Start of Data shown

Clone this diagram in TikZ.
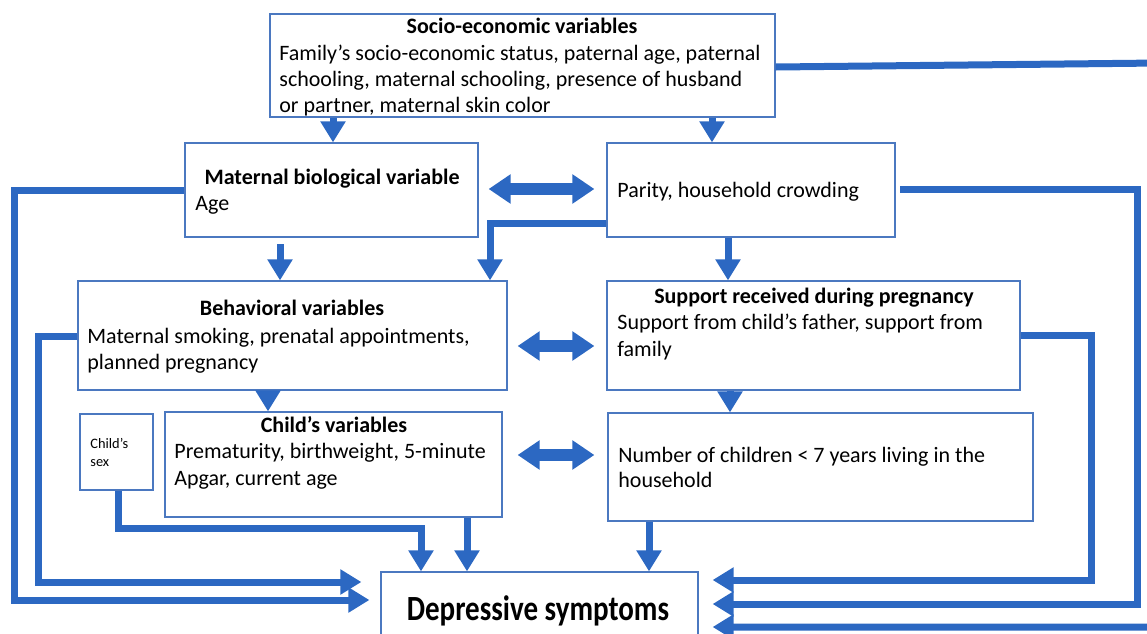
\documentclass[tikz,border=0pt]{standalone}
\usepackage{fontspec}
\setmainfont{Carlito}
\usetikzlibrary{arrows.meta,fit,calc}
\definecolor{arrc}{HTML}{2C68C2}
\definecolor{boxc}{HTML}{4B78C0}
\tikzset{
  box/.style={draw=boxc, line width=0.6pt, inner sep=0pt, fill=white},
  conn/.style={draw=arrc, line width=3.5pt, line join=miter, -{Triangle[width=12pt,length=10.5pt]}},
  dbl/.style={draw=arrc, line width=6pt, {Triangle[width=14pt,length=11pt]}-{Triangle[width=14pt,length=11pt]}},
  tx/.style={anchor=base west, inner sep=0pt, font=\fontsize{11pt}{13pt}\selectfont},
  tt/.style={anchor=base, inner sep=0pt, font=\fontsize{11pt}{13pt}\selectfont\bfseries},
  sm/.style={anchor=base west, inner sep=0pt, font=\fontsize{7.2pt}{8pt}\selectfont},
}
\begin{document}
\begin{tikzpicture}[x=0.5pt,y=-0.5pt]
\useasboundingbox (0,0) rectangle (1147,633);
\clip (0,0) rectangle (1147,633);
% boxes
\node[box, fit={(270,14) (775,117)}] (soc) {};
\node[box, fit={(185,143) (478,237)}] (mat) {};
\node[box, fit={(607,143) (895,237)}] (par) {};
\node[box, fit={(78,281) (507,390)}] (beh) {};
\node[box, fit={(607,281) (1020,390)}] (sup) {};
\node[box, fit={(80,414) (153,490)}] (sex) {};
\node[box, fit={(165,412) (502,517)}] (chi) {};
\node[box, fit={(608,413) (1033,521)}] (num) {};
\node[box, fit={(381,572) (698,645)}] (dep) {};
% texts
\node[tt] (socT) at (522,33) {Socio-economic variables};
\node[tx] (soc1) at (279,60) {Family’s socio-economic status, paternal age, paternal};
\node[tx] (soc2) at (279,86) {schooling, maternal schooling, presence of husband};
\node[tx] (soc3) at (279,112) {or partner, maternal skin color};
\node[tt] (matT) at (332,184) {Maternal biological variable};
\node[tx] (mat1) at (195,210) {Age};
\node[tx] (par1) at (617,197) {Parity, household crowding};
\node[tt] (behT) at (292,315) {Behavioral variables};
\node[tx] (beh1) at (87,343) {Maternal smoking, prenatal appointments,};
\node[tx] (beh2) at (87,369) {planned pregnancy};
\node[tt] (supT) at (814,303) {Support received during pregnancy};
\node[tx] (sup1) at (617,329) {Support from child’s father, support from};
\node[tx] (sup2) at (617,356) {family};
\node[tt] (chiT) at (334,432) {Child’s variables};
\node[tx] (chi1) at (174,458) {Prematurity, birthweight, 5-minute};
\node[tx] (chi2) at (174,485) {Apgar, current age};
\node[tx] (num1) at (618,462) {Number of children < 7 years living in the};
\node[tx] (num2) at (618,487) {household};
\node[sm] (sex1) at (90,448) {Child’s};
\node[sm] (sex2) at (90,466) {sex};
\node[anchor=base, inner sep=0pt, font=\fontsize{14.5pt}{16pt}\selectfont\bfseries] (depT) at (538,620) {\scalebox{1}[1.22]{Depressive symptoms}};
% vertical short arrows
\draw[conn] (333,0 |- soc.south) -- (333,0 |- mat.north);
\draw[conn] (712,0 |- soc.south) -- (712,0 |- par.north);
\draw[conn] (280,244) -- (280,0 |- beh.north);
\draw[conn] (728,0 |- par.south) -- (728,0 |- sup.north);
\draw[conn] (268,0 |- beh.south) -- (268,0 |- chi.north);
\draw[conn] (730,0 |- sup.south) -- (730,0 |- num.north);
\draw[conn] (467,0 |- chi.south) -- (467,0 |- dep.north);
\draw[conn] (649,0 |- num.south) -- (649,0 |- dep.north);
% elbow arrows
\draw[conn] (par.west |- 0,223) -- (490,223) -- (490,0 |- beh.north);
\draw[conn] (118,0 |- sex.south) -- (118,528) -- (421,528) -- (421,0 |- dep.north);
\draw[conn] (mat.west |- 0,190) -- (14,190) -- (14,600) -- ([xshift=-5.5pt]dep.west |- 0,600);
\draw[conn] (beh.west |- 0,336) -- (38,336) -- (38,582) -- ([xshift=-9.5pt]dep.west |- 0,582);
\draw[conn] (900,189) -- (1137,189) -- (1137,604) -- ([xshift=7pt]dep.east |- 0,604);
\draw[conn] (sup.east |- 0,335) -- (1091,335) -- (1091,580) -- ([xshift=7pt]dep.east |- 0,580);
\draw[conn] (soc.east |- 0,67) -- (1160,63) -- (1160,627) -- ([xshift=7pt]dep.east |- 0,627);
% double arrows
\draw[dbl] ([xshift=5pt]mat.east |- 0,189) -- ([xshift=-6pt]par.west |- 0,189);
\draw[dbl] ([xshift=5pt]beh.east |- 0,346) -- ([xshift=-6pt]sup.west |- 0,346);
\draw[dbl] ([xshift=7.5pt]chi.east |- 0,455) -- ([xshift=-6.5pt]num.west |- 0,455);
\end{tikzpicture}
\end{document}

End of Data shown

Skip the images and write out the rest of the listing exactly.

__Task answer__
Clone this diagram in TikZ.
\documentclass[tikz,border=0pt]{standalone}
\usepackage{fontspec}
\setmainfont{Carlito}
\usetikzlibrary{arrows.meta,fit,calc}
\definecolor{arrc}{HTML}{2C68C2}
\definecolor{boxc}{HTML}{4B78C0}
\tikzset{
  box/.style={draw=boxc, line width=0.6pt, inner sep=0pt, fill=white},
  conn/.style={draw=arrc, line width=3.5pt, line join=miter, -{Triangle[width=12pt,length=10.5pt]}},
  dbl/.style={draw=arrc, line width=6pt, {Triangle[width=14pt,length=11pt]}-{Triangle[width=14pt,length=11pt]}},
  tx/.style={anchor=base west, inner sep=0pt, font=\fontsize{11pt}{13pt}\selectfont},
  tt/.style={anchor=base, inner sep=0pt, font=\fontsize{11pt}{13pt}\selectfont\bfseries},
  sm/.style={anchor=base west, inner sep=0pt, font=\fontsize{7.2pt}{8pt}\selectfont},
}
\begin{document}
\begin{tikzpicture}[x=0.5pt,y=-0.5pt]
\useasboundingbox (0,0) rectangle (1147,633);
\clip (0,0) rectangle (1147,633);
% boxes
\node[box, fit={(270,14) (775,117)}] (soc) {};
\node[box, fit={(185,143) (478,237)}] (mat) {};
\node[box, fit={(607,143) (895,237)}] (par) {};
\node[box, fit={(78,281) (507,390)}] (beh) {};
\node[box, fit={(607,281) (1020,390)}] (sup) {};
\node[box, fit={(80,414) (153,490)}] (sex) {};
\node[box, fit={(165,412) (502,517)}] (chi) {};
\node[box, fit={(608,413) (1033,521)}] (num) {};
\node[box, fit={(381,572) (698,645)}] (dep) {};
% texts
\node[tt] (socT) at (522,33) {Socio-economic variables};
\node[tx] (soc1) at (279,60) {Family’s socio-economic status, paternal age, paternal};
\node[tx] (soc2) at (279,86) {schooling, maternal schooling, presence of husband};
\node[tx] (soc3) at (279,112) {or partner, maternal skin color};
\node[tt] (matT) at (332,184) {Maternal biological variable};
\node[tx] (mat1) at (195,210) {Age};
\node[tx] (par1) at (617,197) {Parity, household crowding};
\node[tt] (behT) at (292,315) {Behavioral variables};
\node[tx] (beh1) at (87,343) {Maternal smoking, prenatal appointments,};
\node[tx] (beh2) at (87,369) {planned pregnancy};
\node[tt] (supT) at (814,303) {Support received during pregnancy};
\node[tx] (sup1) at (617,329) {Support from child’s father, support from};
\node[tx] (sup2) at (617,356) {family};
\node[tt] (chiT) at (334,432) {Child’s variables};
\node[tx] (chi1) at (174,458) {Prematurity, birthweight, 5-minute};
\node[tx] (chi2) at (174,485) {Apgar, current age};
\node[tx] (num1) at (618,462) {Number of children < 7 years living in the};
\node[tx] (num2) at (618,487) {household};
\node[sm] (sex1) at (90,448) {Child’s};
\node[sm] (sex2) at (90,466) {sex};
\node[anchor=base, inner sep=0pt, font=\fontsize{14.5pt}{16pt}\selectfont\bfseries] (depT) at (538,620) {\scalebox{1}[1.22]{Depressive symptoms}};
% vertical short arrows
\draw[conn] (333,0 |- soc.south) -- (333,0 |- mat.north);
\draw[conn] (712,0 |- soc.south) -- (712,0 |- par.north);
\draw[conn] (280,244) -- (280,0 |- beh.north);
\draw[conn] (728,0 |- par.south) -- (728,0 |- sup.north);
\draw[conn] (268,0 |- beh.south) -- (268,0 |- chi.north);
\draw[conn] (730,0 |- sup.south) -- (730,0 |- num.north);
\draw[conn] (467,0 |- chi.south) -- (467,0 |- dep.north);
\draw[conn] (649,0 |- num.south) -- (649,0 |- dep.north);
% elbow arrows
\draw[conn] (par.west |- 0,223) -- (490,223) -- (490,0 |- beh.north);
\draw[conn] (118,0 |- sex.south) -- (118,528) -- (421,528) -- (421,0 |- dep.north);
\draw[conn] (mat.west |- 0,190) -- (14,190) -- (14,600) -- ([xshift=-5.5pt]dep.west |- 0,600);
\draw[conn] (beh.west |- 0,336) -- (38,336) -- (38,582) -- ([xshift=-9.5pt]dep.west |- 0,582);
\draw[conn] (900,189) -- (1137,189) -- (1137,604) -- ([xshift=7pt]dep.east |- 0,604);
\draw[conn] (sup.east |- 0,335) -- (1091,335) -- (1091,580) -- ([xshift=7pt]dep.east |- 0,580);
\draw[conn] (soc.east |- 0,67) -- (1160,63) -- (1160,627) -- ([xshift=7pt]dep.east |- 0,627);
% double arrows
\draw[dbl] ([xshift=5pt]mat.east |- 0,189) -- ([xshift=-6pt]par.west |- 0,189);
\draw[dbl] ([xshift=5pt]beh.east |- 0,346) -- ([xshift=-6pt]sup.west |- 0,346);
\draw[dbl] ([xshift=7.5pt]chi.east |- 0,455) -- ([xshift=-6.5pt]num.west |- 0,455);
\end{tikzpicture}
\end{document}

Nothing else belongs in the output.